Where a line below holds the string "with", copy that line.

[MATERIAL SHOWN]

##########

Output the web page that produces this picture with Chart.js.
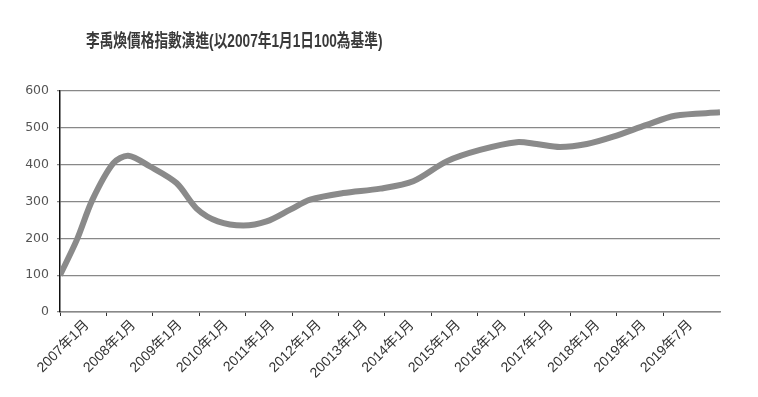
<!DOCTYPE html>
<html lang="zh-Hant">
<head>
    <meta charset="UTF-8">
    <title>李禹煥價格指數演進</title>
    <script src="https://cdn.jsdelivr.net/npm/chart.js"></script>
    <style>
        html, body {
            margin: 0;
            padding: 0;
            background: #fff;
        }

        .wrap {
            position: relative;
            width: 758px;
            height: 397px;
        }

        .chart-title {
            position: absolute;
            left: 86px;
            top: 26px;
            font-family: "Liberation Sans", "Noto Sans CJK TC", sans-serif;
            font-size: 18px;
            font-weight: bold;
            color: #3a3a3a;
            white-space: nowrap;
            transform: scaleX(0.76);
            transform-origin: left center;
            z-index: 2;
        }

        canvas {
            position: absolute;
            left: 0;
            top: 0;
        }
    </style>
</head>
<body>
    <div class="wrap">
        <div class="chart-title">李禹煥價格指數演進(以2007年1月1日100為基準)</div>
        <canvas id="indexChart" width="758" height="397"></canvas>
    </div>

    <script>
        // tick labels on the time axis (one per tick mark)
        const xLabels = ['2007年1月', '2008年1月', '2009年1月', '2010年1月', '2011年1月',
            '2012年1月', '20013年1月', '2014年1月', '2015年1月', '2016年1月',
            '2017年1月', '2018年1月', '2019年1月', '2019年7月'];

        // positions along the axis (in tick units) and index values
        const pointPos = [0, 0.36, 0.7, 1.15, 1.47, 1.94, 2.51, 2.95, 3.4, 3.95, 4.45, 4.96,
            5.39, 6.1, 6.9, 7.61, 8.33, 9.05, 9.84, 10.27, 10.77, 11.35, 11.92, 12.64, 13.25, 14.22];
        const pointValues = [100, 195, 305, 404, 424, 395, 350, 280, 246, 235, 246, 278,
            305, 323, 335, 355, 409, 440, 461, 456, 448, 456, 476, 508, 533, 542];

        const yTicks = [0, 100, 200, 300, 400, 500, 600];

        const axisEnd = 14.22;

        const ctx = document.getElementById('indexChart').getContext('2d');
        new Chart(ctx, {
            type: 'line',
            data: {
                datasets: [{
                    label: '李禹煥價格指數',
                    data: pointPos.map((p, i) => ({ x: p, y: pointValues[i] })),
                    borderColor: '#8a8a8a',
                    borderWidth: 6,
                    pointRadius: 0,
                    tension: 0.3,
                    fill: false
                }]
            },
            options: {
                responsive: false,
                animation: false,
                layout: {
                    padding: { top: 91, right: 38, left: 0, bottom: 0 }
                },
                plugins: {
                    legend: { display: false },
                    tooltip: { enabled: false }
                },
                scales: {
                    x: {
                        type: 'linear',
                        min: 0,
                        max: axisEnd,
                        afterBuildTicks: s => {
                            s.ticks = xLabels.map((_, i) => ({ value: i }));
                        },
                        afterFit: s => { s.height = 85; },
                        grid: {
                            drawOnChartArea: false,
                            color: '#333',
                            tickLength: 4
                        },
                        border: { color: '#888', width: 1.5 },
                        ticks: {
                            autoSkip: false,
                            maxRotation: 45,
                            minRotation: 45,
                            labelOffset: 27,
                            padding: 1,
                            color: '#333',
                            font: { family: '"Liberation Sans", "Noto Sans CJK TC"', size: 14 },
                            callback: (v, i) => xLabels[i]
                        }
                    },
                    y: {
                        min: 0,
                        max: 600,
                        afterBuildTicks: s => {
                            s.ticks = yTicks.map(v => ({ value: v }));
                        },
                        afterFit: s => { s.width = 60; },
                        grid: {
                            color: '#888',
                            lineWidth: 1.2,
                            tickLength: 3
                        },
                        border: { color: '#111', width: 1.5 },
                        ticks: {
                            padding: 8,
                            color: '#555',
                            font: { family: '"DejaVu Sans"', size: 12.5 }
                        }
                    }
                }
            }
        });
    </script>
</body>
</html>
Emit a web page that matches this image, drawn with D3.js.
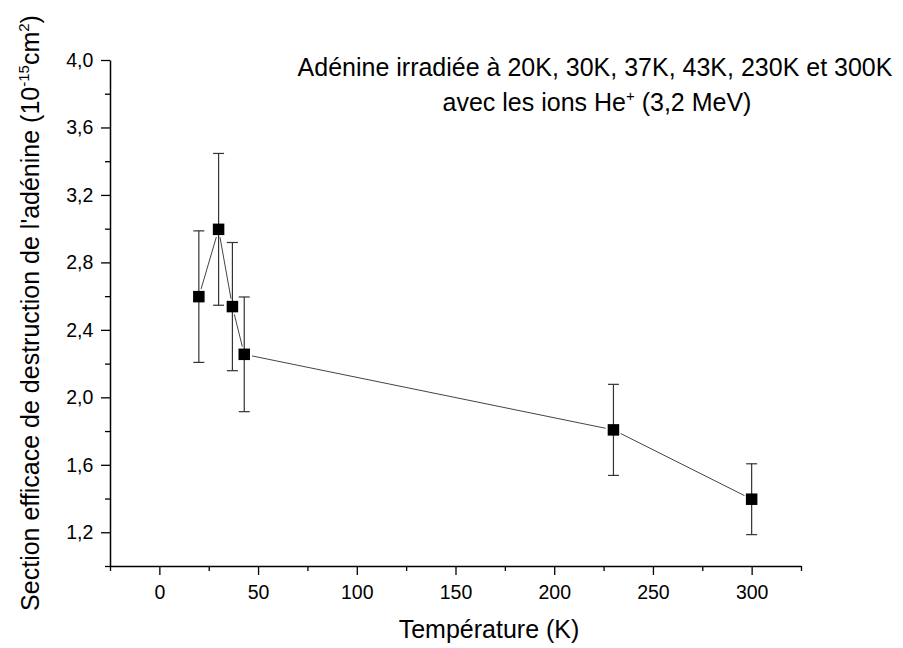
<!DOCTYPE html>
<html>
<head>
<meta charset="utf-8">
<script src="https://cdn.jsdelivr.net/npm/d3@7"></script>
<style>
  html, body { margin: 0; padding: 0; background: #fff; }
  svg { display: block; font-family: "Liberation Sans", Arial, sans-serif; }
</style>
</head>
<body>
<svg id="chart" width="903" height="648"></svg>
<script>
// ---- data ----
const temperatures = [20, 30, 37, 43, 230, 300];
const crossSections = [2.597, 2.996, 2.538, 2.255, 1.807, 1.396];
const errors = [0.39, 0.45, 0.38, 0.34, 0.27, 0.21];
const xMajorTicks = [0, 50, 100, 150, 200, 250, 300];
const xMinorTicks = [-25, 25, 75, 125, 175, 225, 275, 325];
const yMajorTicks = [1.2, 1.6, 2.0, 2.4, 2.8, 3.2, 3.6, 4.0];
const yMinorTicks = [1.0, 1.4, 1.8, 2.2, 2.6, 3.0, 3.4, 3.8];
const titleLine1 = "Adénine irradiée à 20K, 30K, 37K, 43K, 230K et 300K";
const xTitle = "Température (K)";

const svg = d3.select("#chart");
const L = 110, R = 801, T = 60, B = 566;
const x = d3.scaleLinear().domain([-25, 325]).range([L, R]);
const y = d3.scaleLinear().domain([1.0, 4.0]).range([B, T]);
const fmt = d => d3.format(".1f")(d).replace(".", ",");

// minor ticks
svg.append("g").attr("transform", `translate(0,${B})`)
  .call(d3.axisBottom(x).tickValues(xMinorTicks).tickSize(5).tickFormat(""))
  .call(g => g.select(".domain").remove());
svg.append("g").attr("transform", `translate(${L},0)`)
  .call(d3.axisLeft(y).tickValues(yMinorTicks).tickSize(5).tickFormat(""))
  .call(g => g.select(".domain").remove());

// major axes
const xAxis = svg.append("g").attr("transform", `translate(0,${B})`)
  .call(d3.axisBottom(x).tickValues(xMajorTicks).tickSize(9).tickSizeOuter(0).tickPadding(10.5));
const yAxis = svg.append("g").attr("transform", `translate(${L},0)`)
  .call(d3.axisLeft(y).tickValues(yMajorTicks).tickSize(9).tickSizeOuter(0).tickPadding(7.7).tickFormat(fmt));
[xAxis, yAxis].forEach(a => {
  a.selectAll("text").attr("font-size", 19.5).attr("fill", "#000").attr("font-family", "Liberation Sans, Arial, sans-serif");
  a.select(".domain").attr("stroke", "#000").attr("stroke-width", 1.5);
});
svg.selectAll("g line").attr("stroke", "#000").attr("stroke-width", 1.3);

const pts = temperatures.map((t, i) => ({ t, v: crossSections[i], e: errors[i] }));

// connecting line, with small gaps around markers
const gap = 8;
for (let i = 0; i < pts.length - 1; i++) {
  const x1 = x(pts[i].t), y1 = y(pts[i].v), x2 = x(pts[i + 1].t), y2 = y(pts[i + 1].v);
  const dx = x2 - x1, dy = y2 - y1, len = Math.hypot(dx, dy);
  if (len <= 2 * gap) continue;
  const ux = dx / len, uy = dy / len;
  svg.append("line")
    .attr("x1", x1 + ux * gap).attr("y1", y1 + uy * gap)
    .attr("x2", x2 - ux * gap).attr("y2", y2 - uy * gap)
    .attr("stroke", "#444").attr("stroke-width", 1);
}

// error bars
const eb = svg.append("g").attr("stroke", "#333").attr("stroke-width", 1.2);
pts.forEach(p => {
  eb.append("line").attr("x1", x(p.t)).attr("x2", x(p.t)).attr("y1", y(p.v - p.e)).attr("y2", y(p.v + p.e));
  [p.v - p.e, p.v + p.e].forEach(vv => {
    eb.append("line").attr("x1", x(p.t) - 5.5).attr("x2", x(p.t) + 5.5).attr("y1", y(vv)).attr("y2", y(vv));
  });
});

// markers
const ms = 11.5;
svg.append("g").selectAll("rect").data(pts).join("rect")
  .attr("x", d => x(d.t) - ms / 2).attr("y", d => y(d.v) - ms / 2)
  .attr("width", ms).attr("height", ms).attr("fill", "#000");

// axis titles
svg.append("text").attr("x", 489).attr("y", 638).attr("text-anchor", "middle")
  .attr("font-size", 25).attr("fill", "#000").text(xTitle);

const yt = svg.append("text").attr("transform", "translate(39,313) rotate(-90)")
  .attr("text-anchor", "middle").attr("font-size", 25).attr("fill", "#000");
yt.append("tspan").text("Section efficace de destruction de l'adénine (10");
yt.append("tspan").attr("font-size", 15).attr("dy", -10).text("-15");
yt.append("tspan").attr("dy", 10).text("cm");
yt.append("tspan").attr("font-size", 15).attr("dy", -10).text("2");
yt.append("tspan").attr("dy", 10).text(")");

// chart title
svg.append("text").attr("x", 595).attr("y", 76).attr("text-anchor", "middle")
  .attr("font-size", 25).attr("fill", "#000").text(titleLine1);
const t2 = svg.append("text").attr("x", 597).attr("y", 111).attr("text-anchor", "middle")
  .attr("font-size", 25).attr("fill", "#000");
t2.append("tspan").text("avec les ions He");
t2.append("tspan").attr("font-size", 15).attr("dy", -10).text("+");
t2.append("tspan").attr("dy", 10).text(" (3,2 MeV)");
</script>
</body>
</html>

##########

[FINAL RESULT]
Output the web page that produces this picture with Chart.js.
Emit a web page that matches this image, drawn with D3.js.
// connecting line, with small gaps around markers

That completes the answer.